Global Comment

Worldwide voices on arts and culture

One Big Happy Family: a review

We once considered families to consist of a mother, father and their offspring. With the rising tide of divorce, single motherhood, gay adoption, feminism, and polyamorism, what we understand as family has undergone a massive flux. hough the individual members of what we consider family have changed drastically, relationships in a household still blossom when people base their commitment on tolerance, respect and love.

In Rebecca Walker’s latest anthology, One Big Happy Family (Riverhead Books, 2009), the author seeks to explore the different ways in which people come together to form a family and the special challenges that they face as they work to ensure the ties that they have formed are lasting and strong.

In “The Enemy Within,” written by gay rights activist and author Dan Savage, we learn that open adoption comes with many challenges. As he relates the heartbreaking story of his son’s birth-mother, we confront the idea that there are those we are sometimes forced to allow into our lives to receive the larger blessing of love.

image ⓒ Riverhead Books
image ⓒ Riverhead Books

The son’s mother is a troubled homeless woman who drifts in and out of the family’s life, and the family must find a way to embrace her because she has given them the precious gift of a child. Yet Savage finds  himself repelled by the circumstances of her life. Within the short pages of his emotional testimony we are forced to contrast the stability of a privileged family headed by gay males, to that of a woman who lives her life on the margins.

“We’re looking forward to seeing her too… But I’m tired. I’m starting to get anxious for this slomo suicide to end, whatever that end looks like. I’d prefer it end with DJ’s mother off the streets in an apartment somewhere, pulling her life together. But as she gets older that resolution is getting harder to picture.”

Though he grows weary of the intrusion it is a tie that he cannot break, for the love a child not born of his flesh.

“Love, Money and the Unmarried Couple” is written by Judith Levine. This story struck a chord with me, because the couple in it has chosen to disturb our patriarchal understanding of what constitutes family by sharing their lives without formally committing to each other in marriage. As they negotiate finances, they must learn to trust one another and the private commitment that they have made to each other.

Levine says,

“Marriage creates a kind of human property. Women may no longer be chattel; in spite of ongoing wage inequality, most wives are neither their husbands’ emotional slaves nor their economic dependents (thanks to feminism). Still, marriage implies ownership: each spouse owns the other.”

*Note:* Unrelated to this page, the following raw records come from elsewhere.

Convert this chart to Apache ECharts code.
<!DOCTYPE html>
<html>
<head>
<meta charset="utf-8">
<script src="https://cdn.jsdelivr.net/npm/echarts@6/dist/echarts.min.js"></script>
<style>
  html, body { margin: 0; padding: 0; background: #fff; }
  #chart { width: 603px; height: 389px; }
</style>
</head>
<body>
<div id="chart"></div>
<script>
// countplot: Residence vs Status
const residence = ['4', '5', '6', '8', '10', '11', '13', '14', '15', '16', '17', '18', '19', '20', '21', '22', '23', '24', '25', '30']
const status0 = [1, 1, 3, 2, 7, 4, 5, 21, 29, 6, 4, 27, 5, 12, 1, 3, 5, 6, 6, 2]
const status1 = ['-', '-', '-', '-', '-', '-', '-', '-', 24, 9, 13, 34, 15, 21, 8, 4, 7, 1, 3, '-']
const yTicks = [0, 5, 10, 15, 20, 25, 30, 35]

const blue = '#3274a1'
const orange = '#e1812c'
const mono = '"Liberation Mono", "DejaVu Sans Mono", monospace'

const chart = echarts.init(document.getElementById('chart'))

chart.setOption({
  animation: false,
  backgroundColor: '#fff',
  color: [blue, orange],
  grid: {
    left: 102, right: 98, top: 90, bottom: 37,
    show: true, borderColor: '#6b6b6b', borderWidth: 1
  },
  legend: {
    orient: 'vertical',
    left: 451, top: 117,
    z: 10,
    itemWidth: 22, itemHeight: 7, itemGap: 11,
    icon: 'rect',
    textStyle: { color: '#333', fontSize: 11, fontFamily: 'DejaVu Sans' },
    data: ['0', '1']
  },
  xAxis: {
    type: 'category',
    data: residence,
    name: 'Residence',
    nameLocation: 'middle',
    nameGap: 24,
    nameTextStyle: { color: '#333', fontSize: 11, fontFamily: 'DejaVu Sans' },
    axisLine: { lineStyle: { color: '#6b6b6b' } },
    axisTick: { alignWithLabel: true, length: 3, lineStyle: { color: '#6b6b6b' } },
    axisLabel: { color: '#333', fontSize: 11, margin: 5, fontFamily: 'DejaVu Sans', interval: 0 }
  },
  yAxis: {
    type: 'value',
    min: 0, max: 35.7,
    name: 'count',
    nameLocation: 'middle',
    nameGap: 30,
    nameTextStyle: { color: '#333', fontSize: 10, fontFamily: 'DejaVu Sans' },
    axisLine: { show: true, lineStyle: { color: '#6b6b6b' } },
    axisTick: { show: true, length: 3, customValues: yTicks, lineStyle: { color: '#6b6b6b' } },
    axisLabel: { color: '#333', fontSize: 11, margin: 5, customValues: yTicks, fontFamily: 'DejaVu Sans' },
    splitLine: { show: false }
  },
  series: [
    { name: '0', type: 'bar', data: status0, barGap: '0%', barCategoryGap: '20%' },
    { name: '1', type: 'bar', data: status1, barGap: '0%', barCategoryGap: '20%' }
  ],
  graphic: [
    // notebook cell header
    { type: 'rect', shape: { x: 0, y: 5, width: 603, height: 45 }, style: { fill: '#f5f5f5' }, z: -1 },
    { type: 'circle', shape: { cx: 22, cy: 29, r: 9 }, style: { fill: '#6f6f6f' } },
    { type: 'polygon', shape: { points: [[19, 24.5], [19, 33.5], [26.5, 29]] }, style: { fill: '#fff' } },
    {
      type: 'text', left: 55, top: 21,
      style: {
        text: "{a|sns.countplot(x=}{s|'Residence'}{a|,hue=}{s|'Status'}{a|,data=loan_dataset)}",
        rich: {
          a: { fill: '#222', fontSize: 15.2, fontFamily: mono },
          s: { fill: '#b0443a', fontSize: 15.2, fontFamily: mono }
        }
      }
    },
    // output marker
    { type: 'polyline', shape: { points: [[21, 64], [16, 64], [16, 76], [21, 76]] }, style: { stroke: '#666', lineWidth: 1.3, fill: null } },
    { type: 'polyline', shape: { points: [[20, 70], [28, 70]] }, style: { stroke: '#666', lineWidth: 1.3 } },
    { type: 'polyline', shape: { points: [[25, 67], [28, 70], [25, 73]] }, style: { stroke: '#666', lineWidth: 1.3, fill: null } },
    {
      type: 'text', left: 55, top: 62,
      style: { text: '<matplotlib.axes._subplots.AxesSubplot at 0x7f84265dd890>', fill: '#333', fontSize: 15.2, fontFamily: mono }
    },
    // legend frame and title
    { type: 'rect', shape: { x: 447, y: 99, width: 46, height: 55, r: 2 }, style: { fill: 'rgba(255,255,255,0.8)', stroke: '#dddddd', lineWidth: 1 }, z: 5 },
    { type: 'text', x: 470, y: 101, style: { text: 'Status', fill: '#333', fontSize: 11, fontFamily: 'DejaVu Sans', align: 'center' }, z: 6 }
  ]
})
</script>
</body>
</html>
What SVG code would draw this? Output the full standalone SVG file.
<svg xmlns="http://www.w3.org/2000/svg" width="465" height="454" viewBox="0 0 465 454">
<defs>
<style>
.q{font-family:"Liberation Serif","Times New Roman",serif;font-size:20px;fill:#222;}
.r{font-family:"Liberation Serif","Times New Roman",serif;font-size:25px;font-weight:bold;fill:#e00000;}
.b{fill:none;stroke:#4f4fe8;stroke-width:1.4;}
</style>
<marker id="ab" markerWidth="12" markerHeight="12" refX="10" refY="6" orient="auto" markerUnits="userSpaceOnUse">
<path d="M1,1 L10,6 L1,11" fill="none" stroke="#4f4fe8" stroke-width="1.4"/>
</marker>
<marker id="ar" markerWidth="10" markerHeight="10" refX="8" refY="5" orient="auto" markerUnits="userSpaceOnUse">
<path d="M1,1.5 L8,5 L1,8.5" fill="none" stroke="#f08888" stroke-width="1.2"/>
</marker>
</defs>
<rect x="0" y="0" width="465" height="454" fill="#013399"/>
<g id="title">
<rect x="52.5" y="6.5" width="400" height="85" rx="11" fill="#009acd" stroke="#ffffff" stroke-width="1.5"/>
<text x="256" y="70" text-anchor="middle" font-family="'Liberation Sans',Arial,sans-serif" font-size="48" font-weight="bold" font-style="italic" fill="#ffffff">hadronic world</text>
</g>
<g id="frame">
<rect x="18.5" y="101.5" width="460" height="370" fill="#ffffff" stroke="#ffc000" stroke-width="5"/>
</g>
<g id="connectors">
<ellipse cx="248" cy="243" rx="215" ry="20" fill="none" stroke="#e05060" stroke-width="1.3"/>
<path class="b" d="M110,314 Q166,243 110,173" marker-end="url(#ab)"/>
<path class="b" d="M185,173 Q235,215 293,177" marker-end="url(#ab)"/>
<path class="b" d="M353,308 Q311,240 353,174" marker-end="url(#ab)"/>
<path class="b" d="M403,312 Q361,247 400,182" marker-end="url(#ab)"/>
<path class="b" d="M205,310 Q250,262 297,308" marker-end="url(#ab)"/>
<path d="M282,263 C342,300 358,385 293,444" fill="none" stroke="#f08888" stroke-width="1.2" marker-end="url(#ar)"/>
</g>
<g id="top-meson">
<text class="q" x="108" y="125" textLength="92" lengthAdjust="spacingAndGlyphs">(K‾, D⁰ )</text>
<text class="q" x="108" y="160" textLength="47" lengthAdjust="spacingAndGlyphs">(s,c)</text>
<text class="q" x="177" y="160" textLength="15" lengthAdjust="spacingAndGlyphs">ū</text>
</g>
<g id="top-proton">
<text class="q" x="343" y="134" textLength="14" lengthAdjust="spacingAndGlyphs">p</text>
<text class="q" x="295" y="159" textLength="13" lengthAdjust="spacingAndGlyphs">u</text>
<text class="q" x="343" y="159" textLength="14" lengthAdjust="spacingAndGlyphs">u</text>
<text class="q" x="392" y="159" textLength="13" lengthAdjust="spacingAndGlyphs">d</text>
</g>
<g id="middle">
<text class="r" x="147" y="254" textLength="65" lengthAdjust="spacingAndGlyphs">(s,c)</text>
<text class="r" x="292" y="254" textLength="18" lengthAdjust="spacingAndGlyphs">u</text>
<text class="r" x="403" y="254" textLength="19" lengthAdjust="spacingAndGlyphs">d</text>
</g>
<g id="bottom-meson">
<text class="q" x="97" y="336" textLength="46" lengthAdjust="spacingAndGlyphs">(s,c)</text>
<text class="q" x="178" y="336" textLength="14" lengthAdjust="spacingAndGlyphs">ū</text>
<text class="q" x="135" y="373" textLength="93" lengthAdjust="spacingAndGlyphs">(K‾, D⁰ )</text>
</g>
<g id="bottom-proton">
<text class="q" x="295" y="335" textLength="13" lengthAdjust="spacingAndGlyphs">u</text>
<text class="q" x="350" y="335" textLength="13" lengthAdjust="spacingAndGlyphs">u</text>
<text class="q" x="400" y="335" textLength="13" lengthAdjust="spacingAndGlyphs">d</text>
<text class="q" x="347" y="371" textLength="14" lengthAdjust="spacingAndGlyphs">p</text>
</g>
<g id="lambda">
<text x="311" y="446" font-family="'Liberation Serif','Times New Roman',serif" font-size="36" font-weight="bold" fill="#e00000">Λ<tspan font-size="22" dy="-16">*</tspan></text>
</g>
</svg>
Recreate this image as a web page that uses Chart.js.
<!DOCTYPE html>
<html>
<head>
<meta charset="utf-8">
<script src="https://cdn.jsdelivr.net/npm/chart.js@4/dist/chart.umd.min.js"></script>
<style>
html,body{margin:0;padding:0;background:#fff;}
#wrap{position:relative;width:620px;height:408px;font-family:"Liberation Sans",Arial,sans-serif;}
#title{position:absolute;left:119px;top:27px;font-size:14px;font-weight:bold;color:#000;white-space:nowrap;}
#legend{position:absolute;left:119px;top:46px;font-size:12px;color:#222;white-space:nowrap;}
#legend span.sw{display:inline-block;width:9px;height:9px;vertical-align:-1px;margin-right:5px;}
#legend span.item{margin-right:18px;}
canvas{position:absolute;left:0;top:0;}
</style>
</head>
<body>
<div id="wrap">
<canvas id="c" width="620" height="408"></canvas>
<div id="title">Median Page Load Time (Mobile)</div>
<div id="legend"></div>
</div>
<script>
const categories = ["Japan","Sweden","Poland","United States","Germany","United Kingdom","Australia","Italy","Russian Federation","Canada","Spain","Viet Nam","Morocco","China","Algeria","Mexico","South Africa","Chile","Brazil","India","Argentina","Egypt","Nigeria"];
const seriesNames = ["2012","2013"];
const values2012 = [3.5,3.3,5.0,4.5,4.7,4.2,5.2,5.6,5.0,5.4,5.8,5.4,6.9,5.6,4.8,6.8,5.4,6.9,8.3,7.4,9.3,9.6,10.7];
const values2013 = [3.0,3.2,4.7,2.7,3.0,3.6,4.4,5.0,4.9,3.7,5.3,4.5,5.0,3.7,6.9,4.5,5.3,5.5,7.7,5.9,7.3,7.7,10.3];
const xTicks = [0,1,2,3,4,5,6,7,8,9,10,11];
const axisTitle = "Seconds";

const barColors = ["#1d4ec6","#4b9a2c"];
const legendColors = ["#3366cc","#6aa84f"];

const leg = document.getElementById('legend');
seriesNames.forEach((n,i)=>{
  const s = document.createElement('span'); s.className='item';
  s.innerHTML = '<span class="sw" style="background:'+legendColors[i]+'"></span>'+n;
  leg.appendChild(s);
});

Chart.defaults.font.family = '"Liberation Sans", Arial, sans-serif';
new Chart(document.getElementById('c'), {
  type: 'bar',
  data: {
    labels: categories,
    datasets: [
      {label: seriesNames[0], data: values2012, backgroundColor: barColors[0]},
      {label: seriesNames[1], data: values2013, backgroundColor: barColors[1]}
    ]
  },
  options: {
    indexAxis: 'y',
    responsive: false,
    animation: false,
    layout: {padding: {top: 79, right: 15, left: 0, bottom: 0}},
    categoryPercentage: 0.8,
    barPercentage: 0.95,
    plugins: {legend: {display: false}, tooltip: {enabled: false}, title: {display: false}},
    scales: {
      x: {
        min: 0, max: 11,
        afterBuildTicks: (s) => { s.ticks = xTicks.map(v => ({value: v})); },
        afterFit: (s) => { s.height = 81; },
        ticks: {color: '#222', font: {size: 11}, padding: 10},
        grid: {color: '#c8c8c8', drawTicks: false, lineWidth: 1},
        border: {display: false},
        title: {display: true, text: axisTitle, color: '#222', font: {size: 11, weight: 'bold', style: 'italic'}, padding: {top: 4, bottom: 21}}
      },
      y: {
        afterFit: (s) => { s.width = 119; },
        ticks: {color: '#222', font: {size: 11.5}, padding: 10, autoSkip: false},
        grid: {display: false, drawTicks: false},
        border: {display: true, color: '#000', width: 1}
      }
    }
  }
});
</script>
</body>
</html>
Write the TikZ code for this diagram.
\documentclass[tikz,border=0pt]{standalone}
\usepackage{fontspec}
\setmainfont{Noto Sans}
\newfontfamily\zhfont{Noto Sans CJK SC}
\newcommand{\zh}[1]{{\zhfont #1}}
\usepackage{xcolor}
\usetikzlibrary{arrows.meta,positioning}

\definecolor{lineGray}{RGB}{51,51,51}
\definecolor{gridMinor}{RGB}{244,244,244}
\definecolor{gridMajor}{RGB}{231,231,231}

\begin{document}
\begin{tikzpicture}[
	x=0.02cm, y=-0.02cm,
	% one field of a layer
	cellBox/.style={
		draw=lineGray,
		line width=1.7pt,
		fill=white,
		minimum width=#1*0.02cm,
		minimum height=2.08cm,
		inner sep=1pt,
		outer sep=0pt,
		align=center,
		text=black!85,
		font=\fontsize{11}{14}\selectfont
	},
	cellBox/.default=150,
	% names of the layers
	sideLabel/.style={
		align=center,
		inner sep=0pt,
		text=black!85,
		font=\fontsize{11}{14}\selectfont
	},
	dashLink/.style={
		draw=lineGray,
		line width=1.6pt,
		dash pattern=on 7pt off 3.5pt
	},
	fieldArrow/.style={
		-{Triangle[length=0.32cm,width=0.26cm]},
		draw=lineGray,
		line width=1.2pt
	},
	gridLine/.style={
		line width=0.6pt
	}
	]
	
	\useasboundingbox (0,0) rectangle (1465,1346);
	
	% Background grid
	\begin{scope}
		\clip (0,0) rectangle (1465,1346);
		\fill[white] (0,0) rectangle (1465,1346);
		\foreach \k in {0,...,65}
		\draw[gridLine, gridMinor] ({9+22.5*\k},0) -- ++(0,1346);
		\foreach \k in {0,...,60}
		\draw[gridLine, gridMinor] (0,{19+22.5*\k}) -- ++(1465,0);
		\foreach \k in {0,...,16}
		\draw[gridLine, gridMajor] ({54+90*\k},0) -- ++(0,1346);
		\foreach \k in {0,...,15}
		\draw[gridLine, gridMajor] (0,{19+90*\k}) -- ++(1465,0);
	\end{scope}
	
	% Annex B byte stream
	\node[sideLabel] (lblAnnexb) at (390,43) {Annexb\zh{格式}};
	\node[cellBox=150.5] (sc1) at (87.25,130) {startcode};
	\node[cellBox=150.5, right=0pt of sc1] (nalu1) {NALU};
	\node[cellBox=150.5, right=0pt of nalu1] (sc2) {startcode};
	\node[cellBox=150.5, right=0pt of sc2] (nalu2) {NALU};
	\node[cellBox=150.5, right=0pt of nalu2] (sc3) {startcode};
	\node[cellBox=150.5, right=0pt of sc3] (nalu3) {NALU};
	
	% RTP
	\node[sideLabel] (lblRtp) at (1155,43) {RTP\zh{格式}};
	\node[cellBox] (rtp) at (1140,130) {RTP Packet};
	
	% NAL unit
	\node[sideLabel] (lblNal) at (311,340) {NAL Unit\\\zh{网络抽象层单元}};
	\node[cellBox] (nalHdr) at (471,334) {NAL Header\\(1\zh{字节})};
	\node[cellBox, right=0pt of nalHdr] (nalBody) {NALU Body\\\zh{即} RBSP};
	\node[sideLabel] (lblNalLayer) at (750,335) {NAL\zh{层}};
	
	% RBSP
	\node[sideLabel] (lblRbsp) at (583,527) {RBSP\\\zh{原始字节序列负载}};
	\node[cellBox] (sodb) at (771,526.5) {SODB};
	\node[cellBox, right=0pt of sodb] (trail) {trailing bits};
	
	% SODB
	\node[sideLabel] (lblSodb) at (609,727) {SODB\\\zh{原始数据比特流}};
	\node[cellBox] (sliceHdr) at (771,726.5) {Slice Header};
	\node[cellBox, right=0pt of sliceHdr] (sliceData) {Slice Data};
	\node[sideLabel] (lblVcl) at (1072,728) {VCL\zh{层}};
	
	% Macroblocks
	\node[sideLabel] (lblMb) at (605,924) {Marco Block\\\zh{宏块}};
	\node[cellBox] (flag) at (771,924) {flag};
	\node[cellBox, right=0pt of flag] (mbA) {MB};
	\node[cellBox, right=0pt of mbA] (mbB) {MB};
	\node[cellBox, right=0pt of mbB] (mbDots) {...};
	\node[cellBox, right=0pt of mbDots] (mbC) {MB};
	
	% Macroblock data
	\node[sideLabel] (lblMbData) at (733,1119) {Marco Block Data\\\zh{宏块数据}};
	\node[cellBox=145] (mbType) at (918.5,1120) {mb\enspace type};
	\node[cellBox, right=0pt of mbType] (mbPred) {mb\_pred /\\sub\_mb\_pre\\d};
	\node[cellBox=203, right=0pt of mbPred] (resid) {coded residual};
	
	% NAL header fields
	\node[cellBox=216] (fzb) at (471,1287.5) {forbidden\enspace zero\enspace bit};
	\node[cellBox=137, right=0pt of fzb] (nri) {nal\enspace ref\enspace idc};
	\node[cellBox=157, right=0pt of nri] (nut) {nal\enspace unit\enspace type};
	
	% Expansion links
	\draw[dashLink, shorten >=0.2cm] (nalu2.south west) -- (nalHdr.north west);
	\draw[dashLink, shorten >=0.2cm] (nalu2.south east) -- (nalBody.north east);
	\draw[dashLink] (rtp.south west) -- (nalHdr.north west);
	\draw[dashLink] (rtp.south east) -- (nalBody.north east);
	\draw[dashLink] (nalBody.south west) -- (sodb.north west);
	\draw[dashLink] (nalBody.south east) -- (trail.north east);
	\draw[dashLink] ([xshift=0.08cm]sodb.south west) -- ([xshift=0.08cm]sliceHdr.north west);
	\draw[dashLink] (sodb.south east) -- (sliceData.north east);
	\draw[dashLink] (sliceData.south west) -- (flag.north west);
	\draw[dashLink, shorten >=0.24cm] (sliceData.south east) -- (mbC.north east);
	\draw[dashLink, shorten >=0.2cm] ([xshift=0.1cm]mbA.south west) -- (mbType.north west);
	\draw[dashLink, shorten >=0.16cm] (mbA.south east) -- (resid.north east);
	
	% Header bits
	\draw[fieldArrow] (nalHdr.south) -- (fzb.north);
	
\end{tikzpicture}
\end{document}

The idea is that rather than serving as an anchor, the relationships that we willfully maintain can free us to be our truest selves if we enter them from a position of reciprocity.

Another piece I would like to highlight is “How Homeschooling Made Our Family More of What We Wanted It to Be,” by Paula Penn-Nabrit. As a black mother, I found myself particularly able to identify with the experience related in here. Raising black children in a culture that continually tries to impress upon them that they are lesser beings can be a struggle if you are determined to fill your child with a sense of self-worth. Even though the family being spoken about here fulfills the patriarchal norm of mother, father and children, the fact that they are of color means that there are special challenges that they must face. What binds them is love and commitment to validate each other even when the world around them attempts to destabilize their family.

There are fourteen various testimonies printed in this book. Each family portrayed is unique and each is forced to employ various coping mechanisms to deal with the roadblocks that our privileging of outmoded ideas tends to place in the path of those that seek to live life on their own terms.

The stories collected here serve as a reminder that whatever you have chosen to call your family is worth embracing. One recurring thought I had while reading this was the thought that most likely, for each member of these families, the best view in the world must be the view from their doorstep, where they know that all that they love and cherish the most is safely ensconced in their homes.